-- Written instruction --
Transcribe the listing verbatim. Do not carry over any pictures.
_ _ _ _ _
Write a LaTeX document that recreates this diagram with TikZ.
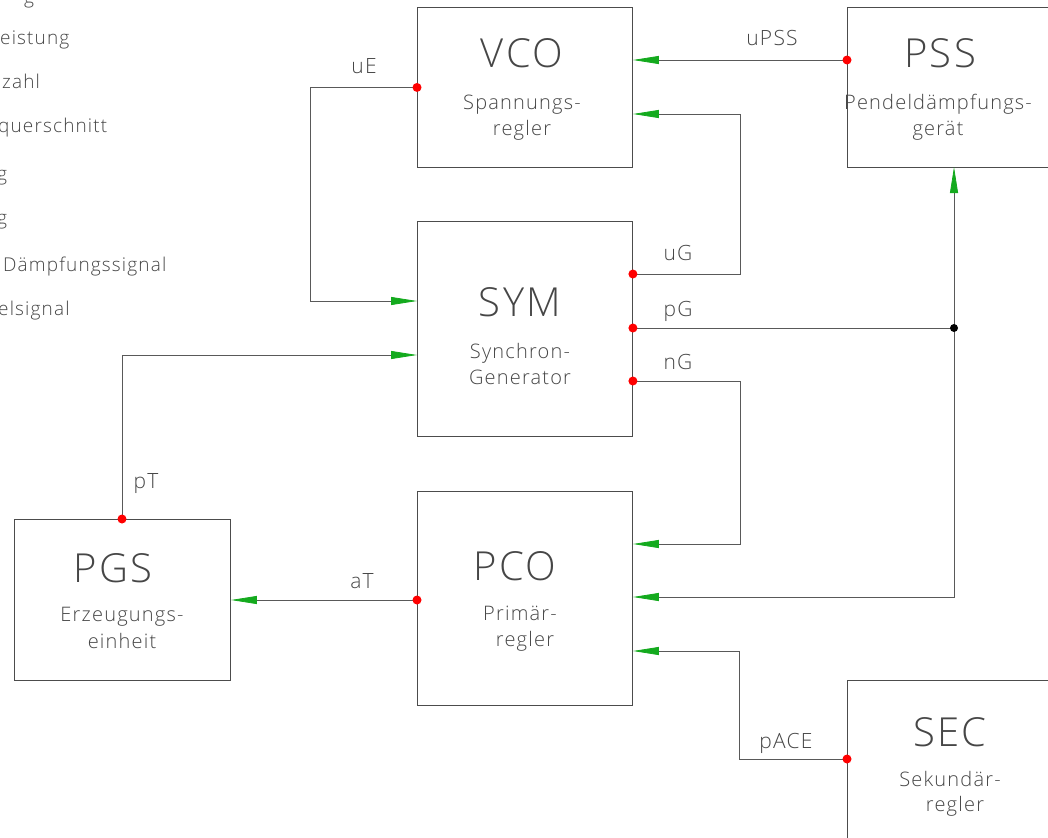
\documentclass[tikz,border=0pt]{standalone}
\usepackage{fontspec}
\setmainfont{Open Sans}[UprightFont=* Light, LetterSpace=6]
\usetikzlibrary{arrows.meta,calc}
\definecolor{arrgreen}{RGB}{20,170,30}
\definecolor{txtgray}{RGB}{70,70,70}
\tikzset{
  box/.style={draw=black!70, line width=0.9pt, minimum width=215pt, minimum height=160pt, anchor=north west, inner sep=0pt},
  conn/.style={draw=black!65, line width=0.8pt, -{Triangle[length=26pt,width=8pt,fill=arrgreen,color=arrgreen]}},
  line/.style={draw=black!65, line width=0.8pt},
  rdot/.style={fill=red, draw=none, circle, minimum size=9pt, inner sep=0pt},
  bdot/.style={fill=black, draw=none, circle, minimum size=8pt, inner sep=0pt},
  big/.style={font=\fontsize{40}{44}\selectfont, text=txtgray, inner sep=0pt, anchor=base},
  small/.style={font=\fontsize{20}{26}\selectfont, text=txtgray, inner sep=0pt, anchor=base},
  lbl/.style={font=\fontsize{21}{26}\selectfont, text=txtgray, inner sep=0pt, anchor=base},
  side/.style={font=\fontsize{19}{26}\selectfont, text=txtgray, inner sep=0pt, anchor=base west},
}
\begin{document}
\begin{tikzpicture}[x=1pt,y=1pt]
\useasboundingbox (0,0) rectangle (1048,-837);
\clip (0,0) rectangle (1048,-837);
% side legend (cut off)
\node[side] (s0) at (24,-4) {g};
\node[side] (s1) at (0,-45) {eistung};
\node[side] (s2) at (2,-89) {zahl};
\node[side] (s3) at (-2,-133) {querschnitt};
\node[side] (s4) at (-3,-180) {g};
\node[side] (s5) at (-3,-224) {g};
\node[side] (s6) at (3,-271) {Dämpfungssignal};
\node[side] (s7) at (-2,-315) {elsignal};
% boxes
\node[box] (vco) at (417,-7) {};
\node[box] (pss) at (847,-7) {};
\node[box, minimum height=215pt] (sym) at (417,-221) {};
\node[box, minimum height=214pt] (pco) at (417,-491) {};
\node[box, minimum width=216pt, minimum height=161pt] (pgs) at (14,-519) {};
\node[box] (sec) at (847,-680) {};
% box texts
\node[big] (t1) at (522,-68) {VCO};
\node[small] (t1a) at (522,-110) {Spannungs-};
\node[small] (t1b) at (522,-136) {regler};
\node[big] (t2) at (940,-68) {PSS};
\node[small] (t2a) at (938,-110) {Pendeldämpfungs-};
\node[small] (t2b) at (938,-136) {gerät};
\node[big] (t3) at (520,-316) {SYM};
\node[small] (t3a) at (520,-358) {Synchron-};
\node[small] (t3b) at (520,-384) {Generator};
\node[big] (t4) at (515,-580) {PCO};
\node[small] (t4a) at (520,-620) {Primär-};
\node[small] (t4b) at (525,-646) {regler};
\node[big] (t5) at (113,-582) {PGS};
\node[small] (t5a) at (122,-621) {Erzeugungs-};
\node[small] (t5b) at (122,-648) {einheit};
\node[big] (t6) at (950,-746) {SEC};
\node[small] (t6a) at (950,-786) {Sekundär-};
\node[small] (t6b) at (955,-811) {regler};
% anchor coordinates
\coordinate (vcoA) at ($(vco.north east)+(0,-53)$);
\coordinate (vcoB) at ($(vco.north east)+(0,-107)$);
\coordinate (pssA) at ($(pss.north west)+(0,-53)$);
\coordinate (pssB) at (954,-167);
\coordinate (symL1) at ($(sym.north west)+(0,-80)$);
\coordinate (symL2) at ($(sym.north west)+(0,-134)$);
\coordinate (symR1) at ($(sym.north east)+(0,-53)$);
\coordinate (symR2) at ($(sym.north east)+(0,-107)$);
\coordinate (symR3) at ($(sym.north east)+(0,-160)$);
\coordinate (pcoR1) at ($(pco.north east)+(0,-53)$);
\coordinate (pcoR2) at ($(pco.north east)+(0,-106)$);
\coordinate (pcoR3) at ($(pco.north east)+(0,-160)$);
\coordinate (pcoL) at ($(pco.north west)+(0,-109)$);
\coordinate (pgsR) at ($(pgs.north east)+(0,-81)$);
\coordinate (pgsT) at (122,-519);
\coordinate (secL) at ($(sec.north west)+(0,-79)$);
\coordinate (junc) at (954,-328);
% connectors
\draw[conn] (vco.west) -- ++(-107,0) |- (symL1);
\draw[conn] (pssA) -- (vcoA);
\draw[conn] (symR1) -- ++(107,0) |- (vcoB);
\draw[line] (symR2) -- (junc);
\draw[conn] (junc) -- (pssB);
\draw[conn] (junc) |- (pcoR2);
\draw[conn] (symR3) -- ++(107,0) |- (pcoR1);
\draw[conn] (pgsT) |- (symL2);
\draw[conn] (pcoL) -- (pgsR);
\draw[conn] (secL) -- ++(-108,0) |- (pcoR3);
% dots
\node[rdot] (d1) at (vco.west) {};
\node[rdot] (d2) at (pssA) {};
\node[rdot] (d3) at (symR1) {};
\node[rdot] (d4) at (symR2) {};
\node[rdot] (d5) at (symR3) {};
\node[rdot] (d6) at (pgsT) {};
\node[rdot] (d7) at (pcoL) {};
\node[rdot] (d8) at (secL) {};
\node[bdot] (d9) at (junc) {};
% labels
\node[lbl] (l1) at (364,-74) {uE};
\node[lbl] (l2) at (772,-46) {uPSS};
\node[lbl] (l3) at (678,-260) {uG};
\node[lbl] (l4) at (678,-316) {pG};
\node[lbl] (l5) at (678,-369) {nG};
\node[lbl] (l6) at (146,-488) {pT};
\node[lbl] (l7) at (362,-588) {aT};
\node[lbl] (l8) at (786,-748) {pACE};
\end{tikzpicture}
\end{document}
_ _ _ _ _
-- Expected output --
Write a LaTeX document that recreates this diagram with TikZ.
\documentclass[tikz,border=0pt]{standalone}
\usepackage{fontspec}
\setmainfont{Open Sans}[UprightFont=* Light, LetterSpace=6]
\usetikzlibrary{arrows.meta,calc}
\definecolor{arrgreen}{RGB}{20,170,30}
\definecolor{txtgray}{RGB}{70,70,70}
\tikzset{
  box/.style={draw=black!70, line width=0.9pt, minimum width=215pt, minimum height=160pt, anchor=north west, inner sep=0pt},
  conn/.style={draw=black!65, line width=0.8pt, -{Triangle[length=26pt,width=8pt,fill=arrgreen,color=arrgreen]}},
  line/.style={draw=black!65, line width=0.8pt},
  rdot/.style={fill=red, draw=none, circle, minimum size=9pt, inner sep=0pt},
  bdot/.style={fill=black, draw=none, circle, minimum size=8pt, inner sep=0pt},
  big/.style={font=\fontsize{40}{44}\selectfont, text=txtgray, inner sep=0pt, anchor=base},
  small/.style={font=\fontsize{20}{26}\selectfont, text=txtgray, inner sep=0pt, anchor=base},
  lbl/.style={font=\fontsize{21}{26}\selectfont, text=txtgray, inner sep=0pt, anchor=base},
  side/.style={font=\fontsize{19}{26}\selectfont, text=txtgray, inner sep=0pt, anchor=base west},
}
\begin{document}
\begin{tikzpicture}[x=1pt,y=1pt]
\useasboundingbox (0,0) rectangle (1048,-837);
\clip (0,0) rectangle (1048,-837);
% side legend (cut off)
\node[side] (s0) at (24,-4) {g};
\node[side] (s1) at (0,-45) {eistung};
\node[side] (s2) at (2,-89) {zahl};
\node[side] (s3) at (-2,-133) {querschnitt};
\node[side] (s4) at (-3,-180) {g};
\node[side] (s5) at (-3,-224) {g};
\node[side] (s6) at (3,-271) {Dämpfungssignal};
\node[side] (s7) at (-2,-315) {elsignal};
% boxes
\node[box] (vco) at (417,-7) {};
\node[box] (pss) at (847,-7) {};
\node[box, minimum height=215pt] (sym) at (417,-221) {};
\node[box, minimum height=214pt] (pco) at (417,-491) {};
\node[box, minimum width=216pt, minimum height=161pt] (pgs) at (14,-519) {};
\node[box] (sec) at (847,-680) {};
% box texts
\node[big] (t1) at (522,-68) {VCO};
\node[small] (t1a) at (522,-110) {Spannungs-};
\node[small] (t1b) at (522,-136) {regler};
\node[big] (t2) at (940,-68) {PSS};
\node[small] (t2a) at (938,-110) {Pendeldämpfungs-};
\node[small] (t2b) at (938,-136) {gerät};
\node[big] (t3) at (520,-316) {SYM};
\node[small] (t3a) at (520,-358) {Synchron-};
\node[small] (t3b) at (520,-384) {Generator};
\node[big] (t4) at (515,-580) {PCO};
\node[small] (t4a) at (520,-620) {Primär-};
\node[small] (t4b) at (525,-646) {regler};
\node[big] (t5) at (113,-582) {PGS};
\node[small] (t5a) at (122,-621) {Erzeugungs-};
\node[small] (t5b) at (122,-648) {einheit};
\node[big] (t6) at (950,-746) {SEC};
\node[small] (t6a) at (950,-786) {Sekundär-};
\node[small] (t6b) at (955,-811) {regler};
% anchor coordinates
\coordinate (vcoA) at ($(vco.north east)+(0,-53)$);
\coordinate (vcoB) at ($(vco.north east)+(0,-107)$);
\coordinate (pssA) at ($(pss.north west)+(0,-53)$);
\coordinate (pssB) at (954,-167);
\coordinate (symL1) at ($(sym.north west)+(0,-80)$);
\coordinate (symL2) at ($(sym.north west)+(0,-134)$);
\coordinate (symR1) at ($(sym.north east)+(0,-53)$);
\coordinate (symR2) at ($(sym.north east)+(0,-107)$);
\coordinate (symR3) at ($(sym.north east)+(0,-160)$);
\coordinate (pcoR1) at ($(pco.north east)+(0,-53)$);
\coordinate (pcoR2) at ($(pco.north east)+(0,-106)$);
\coordinate (pcoR3) at ($(pco.north east)+(0,-160)$);
\coordinate (pcoL) at ($(pco.north west)+(0,-109)$);
\coordinate (pgsR) at ($(pgs.north east)+(0,-81)$);
\coordinate (pgsT) at (122,-519);
\coordinate (secL) at ($(sec.north west)+(0,-79)$);
\coordinate (junc) at (954,-328);
% connectors
\draw[conn] (vco.west) -- ++(-107,0) |- (symL1);
\draw[conn] (pssA) -- (vcoA);
\draw[conn] (symR1) -- ++(107,0) |- (vcoB);
\draw[line] (symR2) -- (junc);
\draw[conn] (junc) -- (pssB);
\draw[conn] (junc) |- (pcoR2);
\draw[conn] (symR3) -- ++(107,0) |- (pcoR1);
\draw[conn] (pgsT) |- (symL2);
\draw[conn] (pcoL) -- (pgsR);
\draw[conn] (secL) -- ++(-108,0) |- (pcoR3);
% dots
\node[rdot] (d1) at (vco.west) {};
\node[rdot] (d2) at (pssA) {};
\node[rdot] (d3) at (symR1) {};
\node[rdot] (d4) at (symR2) {};
\node[rdot] (d5) at (symR3) {};
\node[rdot] (d6) at (pgsT) {};
\node[rdot] (d7) at (pcoL) {};
\node[rdot] (d8) at (secL) {};
\node[bdot] (d9) at (junc) {};
% labels
\node[lbl] (l1) at (364,-74) {uE};
\node[lbl] (l2) at (772,-46) {uPSS};
\node[lbl] (l3) at (678,-260) {uG};
\node[lbl] (l4) at (678,-316) {pG};
\node[lbl] (l5) at (678,-369) {nG};
\node[lbl] (l6) at (146,-488) {pT};
\node[lbl] (l7) at (362,-588) {aT};
\node[lbl] (l8) at (786,-748) {pACE};
\end{tikzpicture}
\end{document}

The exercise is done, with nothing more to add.